Some few thousand blacks did serve the Confederacy, many of them slaves who were first pressed into service as laborers and some eventually armed and ordered to fight.
The Louisiana Native Guards, a Confederate unit made up of free blacks based in New Orleans, switched sides when Union forces captured New Orleans in 1862.
There are few reliable accounts of black Confederate soldiers after 1863.
Buffalo Soldiers: In 1866, Congress authorized the creation of six regiments of black troops, two calvary and four infantry units.
The infantry troops primarily constructed roads, bridges and telegraph lines, and created other infrastructure on the frontiers of the southwest and the Great Plains. The calvary soldiers would play major roles in battle and all would come to be known as Buffalo Soldiers.
This informal term was thought to have first been used by Native Americans, who fought in the Indian Wars, and is said by some to have been first used by them in describing the texture of the soldiers’ hair.
Over time, the term came to be used in reference to all the units of color during segregation days. The earliest soldiers were commanded by white officers until around 1880, when black officers began to be added. One of those commanders, Henry O. Flipper, was the first African-American to graduate from West Point.
Six officers and 13 enlistees in these regiments were awarded Medals of Honor for their actions in the Indian Wars. The U.S. 10 th Calvary made the buffalo a prominent symbol on its service patch. These soldiers also served in the Spanish-American War.
There is a Buffalo Soldiers monument in Fort Leavenworth, Kansas.
World War I
In the beginning of America’s involvement in World War I, black U.S. soldiers were confined to service positions in the Army, prevented from joining the Marines and assigned to limited roles in the Navy and Coast Guard.
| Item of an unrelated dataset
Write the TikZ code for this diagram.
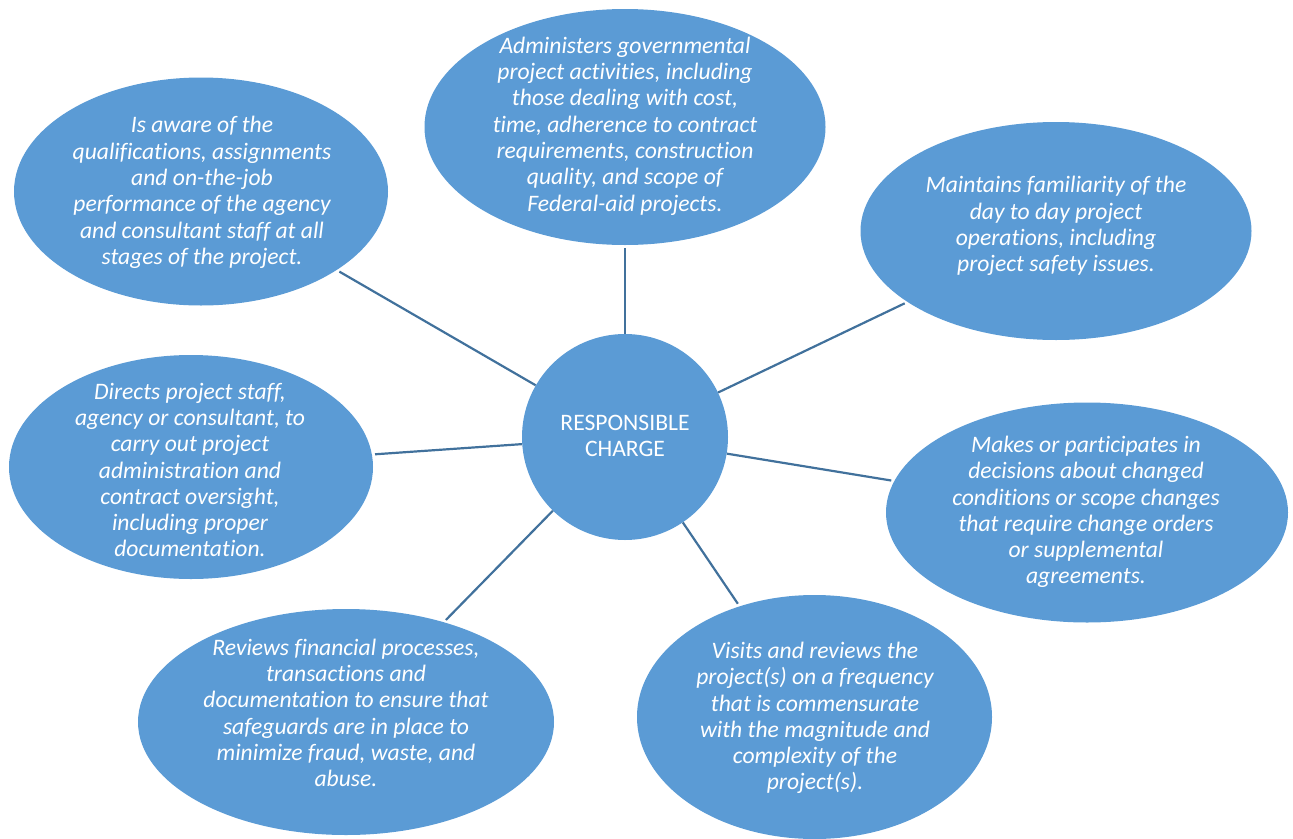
\documentclass[tikz,border=0pt]{standalone}
\usepackage{fontspec}
\setmainfont{Carlito}[Ligatures={NoCommon}]
\usetikzlibrary{shapes.geometric}
\definecolor{bubble}{RGB}{91,155,213}
\definecolor{link}{RGB}{65,113,156}
\tikzset{
  bub/.style={ellipse, fill=bubble, draw=none, inner sep=0pt},
  txt/.style={text=white, align=center, font=\fontsize{23.6}{26.3}\selectfont\itshape, inner sep=0pt},
  ctxt/.style={text=white, align=center, font=\fontsize{23.6}{26.3}\selectfont, inner sep=0pt},
  conn/.style={draw=link, line width=2.2pt, shorten >=3pt}
}
\begin{document}
\begin{tikzpicture}[x=1pt,y=-1pt]
\useasboundingbox (0,0) rectangle (1293,838);
% central circle
\node[circle, fill=bubble, minimum size=206pt, inner sep=0pt] (c) at (625,437) {};
\node[ctxt] (ct) at (625,436) {RESPONSIBLE\\CHARGE};
% outer ellipses
\node[bub, minimum width=401pt, minimum height=236pt] (top) at (625,127) {};
\node[bub, minimum width=374pt, minimum height=228pt] (tl) at (201,191.5) {};
\node[bub, minimum width=391pt, minimum height=218pt] (tr) at (1056,231) {};
\node[bub, minimum width=364pt, minimum height=224pt] (l) at (191,467) {};
\node[bub, minimum width=402pt, minimum height=220pt] (r) at (1087,512.5) {};
\node[bub, minimum width=416pt, minimum height=226pt] (bl) at (346,722) {};
\node[bub, minimum width=355pt, minimum height=244pt] (br) at (814.5,717) {};
% texts
\node[txt] (topt) at (625,126) {Administers governmental\\project activities, including\\those dealing with cost,\\time, adherence to contract\\requirements, construction\\quality, and scope of\\Federal-aid projects.};
\node[txt] (tlt) at (202,192.5) {Is aware of the\\qualifications, assignments\\and on-the-job\\performance of the agency\\and consultant staff at all\\stages of the project.};
\node[txt] (trt) at (1056,226) {Maintains familiarity of the\\day to day project\\operations, including\\project safety issues.};
\node[txt] (lt) at (190,470) {Directs project staff,\\agency or consultant, to\\carry out project\\administration and\\contract oversight,\\including proper\\documentation.};
\node[txt] (rt) at (1086,512) {Makes or participates in\\decisions about changed\\conditions or scope changes\\that require change orders\\or supplemental\\agreements.};
\node[txt] (blt) at (346,713) {Reviews financial processes,\\transactions and\\documentation to ensure that\\safeguards are in place to\\minimize fraud, waste, and\\abuse.};
\node[txt] (brt) at (815,718) {Visits and reviews the\\project(s) on a frequency\\that is commensurate\\with the magnitude and\\complexity of the\\project(s).};
% connectors
\draw[conn] (c) -- (top);
\draw[conn] (c) -- (tl);
\draw[conn] (c) -- (tr);
\draw[conn] (c) -- (l);
\draw[conn] (c) -- (r);
\draw[conn] (c) -- (bl);
\draw[conn] (c) -- (br);
\end{tikzpicture}
\end{document}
But by the end of the war, African-Americans were serving in the calvary, infantry and in various roles, including as intelligence officers, chaplains, surveyors, and in engineering, medical and artillery units. Black officers were introduced into the equation that year, as well, although training was often inadequate and undertaken with resentment.
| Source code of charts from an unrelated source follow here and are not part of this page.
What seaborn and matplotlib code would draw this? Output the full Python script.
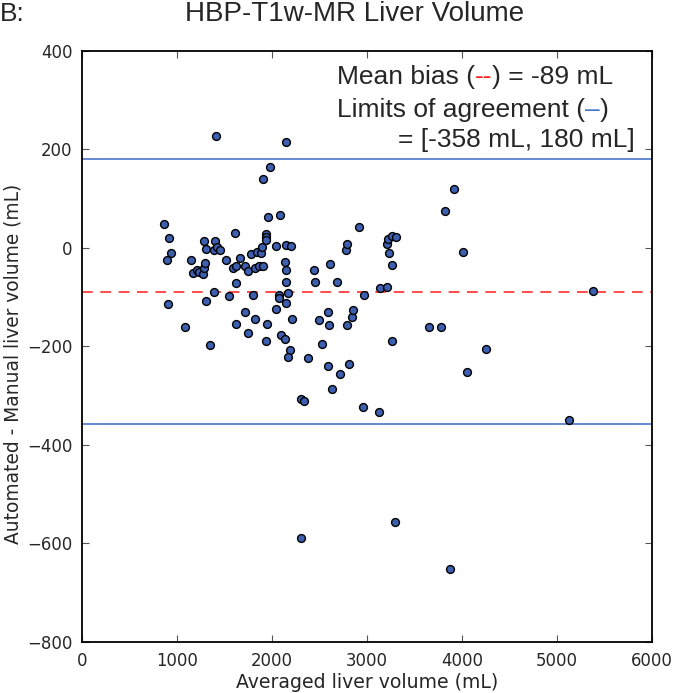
import pandas as pd
import numpy as np
import matplotlib.pyplot as plt
import seaborn as sns

# Bland-Altman data (averaged volume, automated - manual)
avg_volume = [862, 918, 932, 890, 904, 1079, 1152, 1170, 1212, 1236,
              1277, 1281, 1295, 1281, 1309, 1400, 1386, 1417, 1452, 1414,
              1305, 1343, 1389, 1518, 1546, 1592, 1613, 1626, 1626, 1626,
              1665, 1720, 1720, 1749, 1749, 1777, 1800, 1825, 1825, 1840,
              1867, 1888, 1895, 1909, 1909, 1934, 1934, 1934, 1934, 1948,
              1961, 1976, 2042, 2042, 2070, 2070, 2081, 2094, 2136, 2136,
              2150, 2150, 2150, 2150, 2164, 2150, 2202, 2212, 2190, 2170,
              2307, 2339, 2307, 2377, 2440, 2457, 2496, 2524, 2590, 2593,
              2604, 2607, 2634, 2687, 2712, 2778, 2792, 2792, 2806, 2845,
              2848, 2911, 2953, 2970, 3127, 3138, 3211, 3207, 3222, 3267,
              3309, 3236, 3264, 3260, 3298, 3651, 3784, 3825, 3920, 3877,
              4014, 4052, 4251, 5124, 5382]
difference = [48, 19, -10, -26, -114, -160, -26, -51, -45, -49,
              -53, -41, -32, 14, -2, 14, -5, 1, -5, 227,
              -109, -197, -90, -26, -99, -42, 30, -37, -72, -154,
              -20, -37, -131, -48, -173, -13, -96, -42, -144, -8,
              -37, -10, 1, -37, 139, 27, 22, 16, -189, -154,
              62, 163, 3, -125, -96, -103, 67, -178, -29, -185,
              214, 6, -45, -70, -92, -112, 3, -144, -207, -221,
              -307, -312, -590, -224, -45, -69, -147, -195, -130, -240,
              -157, -34, -286, -69, -256, -5, 8, -157, -237, -141,
              -126, 41, -323, -96, -333, -82, -80, 8, 18, 24,
              22, -11, -36, -189, -556, -160, -160, 75, 120, -652,
              -8, -253, -205, -350, -88]

mean_bias = -89
limits = [-358, 180]

x_ticks = [0, 1000, 2000, 3000, 4000, 5000, 6000]
y_ticks = [-800, -600, -400, -200, 0, 200, 400]

df = pd.DataFrame({'avg': avg_volume, 'diff': difference})

sns.set_style('ticks')
plt.rcParams['font.family'] = ['DejaVu Sans']

fig = plt.figure(figsize=(6.74, 6.93), dpi=100)
ax = fig.add_axes([82 / 674, 1 - 642 / 693, 570 / 674, 591.5 / 693])

# reference lines first so the dots sit on top
ax.axhline(mean_bias, color='#ff1a1a', lw=1.1, ls=(0, (7, 5)), zorder=1)
for lim in limits:
    ax.axhline(lim, color='#4a74c9', lw=1.2, zorder=1)

sns.scatterplot(data=df, x='avg', y='diff', color='#3d5fb0', edgecolor='black',
                s=32, linewidth=1.0, ax=ax, zorder=3, legend=False)

ax.set_xlim(0, 6000)
ax.set_ylim(-800, 400)
ax.set_xticks(x_ticks)
ax.set_yticks(y_ticks)
ax.tick_params(direction='in', top=True, right=True, length=5, width=0.8,
               labelsize=11.9, pad=7, color='#555555')
for sp in ax.spines.values():
    sp.set_linewidth(1.3)
    sp.set_color('black')

ax.set_xlabel('Averaged liver volume (mL)', fontsize=13.6, labelpad=2)
ax.set_ylabel('Automated - Manual liver volume (mL)', fontsize=13.4)
ax.yaxis.set_label_coords(-0.104, 0.47)

# annotation with coloured line samples
tkw = dict(fontsize=19, family='Liberation Sans', va='center')
t1 = ax.text(0.447, 0.955, 'Mean bias (', transform=ax.transAxes, **tkw)
t2 = ax.annotate('--', xycoords=t1, xy=(1, 0.5), color='#ff1a1a', **tkw)
ax.annotate(') = -89 mL', xycoords=t2, xy=(1, 0.5), **tkw)
t4 = ax.text(0.447, 0.899, 'Limits of agreement (', transform=ax.transAxes, **tkw)
t5 = ax.annotate('–', xycoords=t4, xy=(1, 0.5), color='#4a74c9', **tkw)
ax.annotate(')', xycoords=t5, xy=(1, 0.5), **tkw)
ax.text(0.554, 0.849, '= [-358 mL, 180 mL]', transform=ax.transAxes, **tkw)

fig.text(355 / 674, 1 - 14 / 693, 'HBP-T1w-MR Liver Volume', ha='center', va='center',
         fontsize=20, family='Liberation Sans')
fig.text(0.0, 1 - 14 / 693, 'B:', ha='left', va='center', fontsize=19,
         family='Liberation Sans')

fig.savefig('out.png', dpi=100)
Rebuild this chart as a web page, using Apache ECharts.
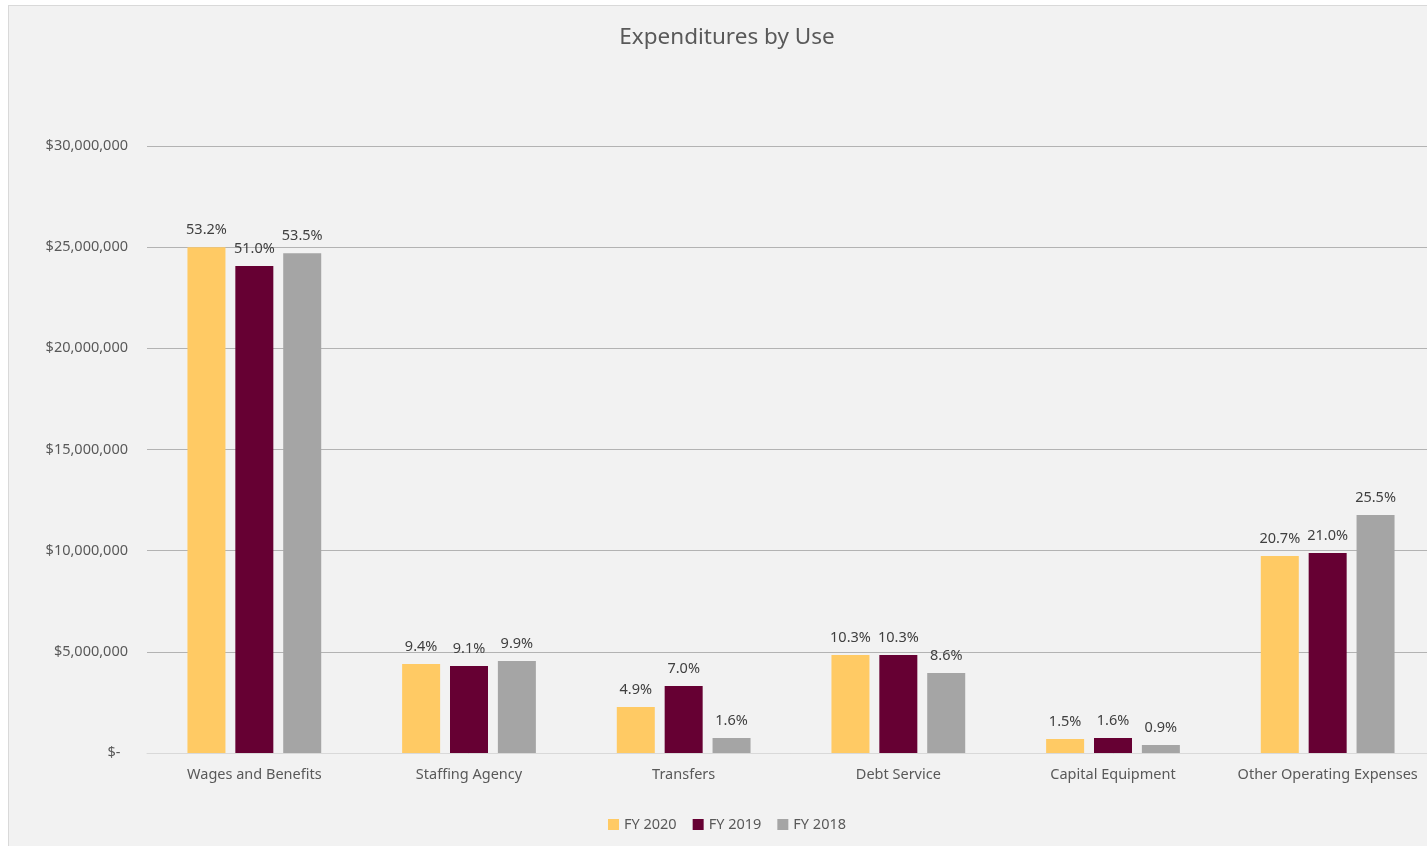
<!DOCTYPE html>
<html>
<head>
<meta charset="utf-8">
<script src="https://cdn.jsdelivr.net/npm/echarts@6/dist/echarts.min.js"></script>
<style>
html,body{margin:0;padding:0;background:#ffffff;overflow:hidden;}
#chart{position:absolute;left:8px;top:5px;width:1438px;height:850px;background:#f2f2f2;border:1px solid #d9d9d9;box-sizing:border-box;}
</style>
</head>
<body>
<div id="chart"></div>
<script>
const categories = ['Wages and Benefits','Staffing Agency','Transfers','Debt Service','Capital Equipment','Other Operating Expenses'];
const seriesNames = ['FY 2020','FY 2019','FY 2018'];
const fy2020 = [25000000, 4400000, 2270000, 4840000, 690000, 9740000];
const fy2019 = [24070000, 4300000, 3310000, 4840000, 740000, 9890000];
const fy2018 = [24700000, 4550000, 740000, 3950000, 400000, 11760000];
const pct2020 = ['53.2%','9.4%','4.9%','10.3%','1.5%','20.7%'];
const pct2019 = ['51.0%','9.1%','7.0%','10.3%','1.6%','21.0%'];
const pct2018 = ['53.5%','9.9%','1.6%','8.6%','0.9%','25.5%'];
const colors = ['#ffca64','#660033','#a5a5a5'];

const FONT = '"Noto Sans", "Open Sans", sans-serif';
function mk(name, data, pcts, color){
  return {
    name: name, type: 'bar', data: data, barWidth: 38, barGap: '26%',
    itemStyle: {color: color},
    label: {show: true, position: 'top', distance: 10, color: '#404040', fontSize: 14.5, fontFamily: FONT,
      formatter: p => pcts[p.dataIndex]}
  };
}
const chart = echarts.init(document.getElementById('chart'));
chart.setOption({
  backgroundColor: '#f2f2f2',
  animation: false,
  color: colors,
  title: {text: 'Expenditures by Use', left: 'center', top: 15,
    textStyle: {color: '#595959', fontSize: 22.5, fontWeight: 'normal', fontFamily: FONT}},
  legend: {bottom: 17, left: 'center', itemWidth: 11, itemHeight: 11, itemGap: 16, icon: 'rect',
    textStyle: {color: '#595959', fontSize: 14.5, fontFamily: FONT}, data: seriesNames},
  grid: {left: 138, right: 10, top: 140, bottom: 101, containLabel: false},
  xAxis: {type: 'category', data: categories,
    axisLine: {lineStyle: {color: '#d9d9d9', width: 1}}, axisTick: {show: false},
    axisLabel: {color: '#595959', fontSize: 14.5, fontFamily: FONT, margin: 14, interval: 0}},
  yAxis: {type: 'value', min: 0, max: 30000000, interval: 5000000,
    axisLine: {show: false}, axisTick: {show: false},
    splitLine: {lineStyle: {color: '#b3b3b3', width: 1}},
    axisLabel: {color: '#595959', fontSize: 14.5, fontFamily: FONT, margin: 19,
      formatter: v => v === 0 ? '$-  ' : '$' + v.toLocaleString('en-US')}},
  series: [mk(seriesNames[0], fy2020, pct2020, colors[0]), mk(seriesNames[1], fy2019, pct2019, colors[1]), mk(seriesNames[2], fy2018, pct2018, colors[2])]
});
</script>
</body>
</html>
Decisions over whether to integrate officer training stations were left to the individual camps and discrimination was common. The first black soldiers sent overseas in this war were assigned to service outfits responsible for unloading supplies, transportation of men and supplies, digging trenches, removing unexploded shells from battlefields, and burying soldiers killed in battle.
Eventually, the 92 nd and 93 rd Infantry divisions were formed the 93 rd was assigned to help France and was under French command.
From the first teams of African-American combat soldiers in WWI came Henry Johnson. The Army man was the first U.S. solider that France awarded the Croix de Guerre for heroism. In 1918, h e single-handedly fought off raiding German soldiers, killing several and suffering many wounds. He would not be recognized at home for his feats until years later.
In 1996, he was posthumously awarded the Purple Hearth, the Distinguished Service Cross and the Medal of Honor.
World War II and beyond
Nearly one mission African-American soldiers fought World War II a few decades later.
Initially not assigned to combat roles, mounting pressure led the government to establish all-black combat units as a test of whether soldiers of color were up to the task. From this initiative, the famed Tuskegee Airmen arose. The first black pilots to be trained in the U.S. Air Force, their fame and their record of success lives on today in vivid answer to that question.
Around 1950, President Harry S. Truman integrated the military on paper, but soliders were still kept segregated during the Korean War, which ended in 1952.
Vietnam was the first war in which soldiers were truly integrated. Since that time, soldiers of all colors have served in integrated units in every conflict, as united soldiers for the United States of America.
Today, there are local Buffalo Soldier chapters around the country devoted to community causes and the remembrance of the earliest African-American soldiers. There are two chapters in Jackson County.